1. Let the width of the rectangular piece of metal be \( w \) inches. Then, the length will be \( w + 5 \) inches.
2. After cutting squares with sides 1 inch from each corner and folding the flaps upward, the resulting dimensions of the open box will be:
- Width: \( w - 2 \) inches
- Length: \( w + 3 \) inches
- Height: 1 inch
3. The volume \( V \) of the box is given as 546 cubic inches.
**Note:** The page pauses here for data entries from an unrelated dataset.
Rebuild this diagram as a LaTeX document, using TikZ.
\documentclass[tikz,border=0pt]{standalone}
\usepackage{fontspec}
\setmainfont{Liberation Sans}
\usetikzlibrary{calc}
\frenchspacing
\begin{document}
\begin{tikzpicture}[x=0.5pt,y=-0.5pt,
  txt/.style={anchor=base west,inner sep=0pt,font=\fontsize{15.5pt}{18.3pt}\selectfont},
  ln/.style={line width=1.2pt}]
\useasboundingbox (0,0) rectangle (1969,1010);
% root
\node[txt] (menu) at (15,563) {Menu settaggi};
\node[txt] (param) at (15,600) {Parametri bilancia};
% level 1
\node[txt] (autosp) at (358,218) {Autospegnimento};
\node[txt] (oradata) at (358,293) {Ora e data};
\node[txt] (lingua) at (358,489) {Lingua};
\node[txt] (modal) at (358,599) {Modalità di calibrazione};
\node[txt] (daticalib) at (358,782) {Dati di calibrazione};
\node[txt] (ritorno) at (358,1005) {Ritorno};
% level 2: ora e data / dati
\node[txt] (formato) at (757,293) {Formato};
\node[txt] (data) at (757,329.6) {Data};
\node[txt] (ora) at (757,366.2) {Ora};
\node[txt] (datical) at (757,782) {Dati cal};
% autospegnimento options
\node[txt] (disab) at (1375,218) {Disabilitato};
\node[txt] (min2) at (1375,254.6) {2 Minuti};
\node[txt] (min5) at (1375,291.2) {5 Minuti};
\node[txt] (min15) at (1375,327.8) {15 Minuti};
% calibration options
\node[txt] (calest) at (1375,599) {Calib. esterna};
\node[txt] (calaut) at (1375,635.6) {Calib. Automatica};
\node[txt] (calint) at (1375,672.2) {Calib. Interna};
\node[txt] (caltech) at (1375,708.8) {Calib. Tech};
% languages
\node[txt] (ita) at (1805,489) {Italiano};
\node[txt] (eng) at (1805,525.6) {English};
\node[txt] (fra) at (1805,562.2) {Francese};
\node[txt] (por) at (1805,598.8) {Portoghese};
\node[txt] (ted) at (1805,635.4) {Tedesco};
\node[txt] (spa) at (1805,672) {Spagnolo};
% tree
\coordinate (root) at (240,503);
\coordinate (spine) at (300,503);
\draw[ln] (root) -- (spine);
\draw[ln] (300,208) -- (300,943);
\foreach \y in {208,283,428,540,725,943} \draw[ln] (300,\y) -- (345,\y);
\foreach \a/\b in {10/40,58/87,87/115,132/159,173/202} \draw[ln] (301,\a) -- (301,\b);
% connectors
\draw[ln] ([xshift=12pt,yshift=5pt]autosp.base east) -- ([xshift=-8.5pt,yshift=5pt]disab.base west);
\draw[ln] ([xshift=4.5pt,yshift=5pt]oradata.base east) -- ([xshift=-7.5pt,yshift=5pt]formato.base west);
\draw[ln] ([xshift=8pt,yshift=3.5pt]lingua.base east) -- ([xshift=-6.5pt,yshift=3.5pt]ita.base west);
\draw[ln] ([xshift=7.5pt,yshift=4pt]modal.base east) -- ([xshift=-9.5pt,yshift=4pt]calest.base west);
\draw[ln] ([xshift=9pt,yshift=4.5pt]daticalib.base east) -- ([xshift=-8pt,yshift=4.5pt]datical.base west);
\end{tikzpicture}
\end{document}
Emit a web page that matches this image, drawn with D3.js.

Using the volume formula \( V = \text{length} \times \text{width} \times \text{height} \):
546 = (w + 3)(w - 2) \cdot 1
4. Simplify and solve for \( w \):
546 = (w + 3)(w - 2)
546 = w^2 + 3w - 2w - 6
546 = w^2 + w - 6
w^2 + w - 552 = 0
5. Solve the quadratic equation using the quadratic formula \( w = \frac{-b \pm \sqrt{b^2 - 4ac}}{2a} \):
a = 1, b = 1, c = -552
w = \frac{-1 \pm \sqrt{1^2 - 4 \cdot 1 \cdot (-552)}}{2 \cdot 1}
w = \frac{-1 \pm \sqrt{1 + 2208}}{2}
w = \frac{-1 \pm \sqrt{2209}}{2}
w = \frac{-1 \pm 47}{2}
6. We have two possible solutions for \( w \):
w=\frac{46}{2}=23\quad
w = \frac{-48}{2} = -24 \quad \text{(not possible, width and length must be positive)}
7. Therefore, the original dimensions of the piece of metal are:
\boxed{\text{Width }=23\text{ inches, Length }=28\text{ inches}}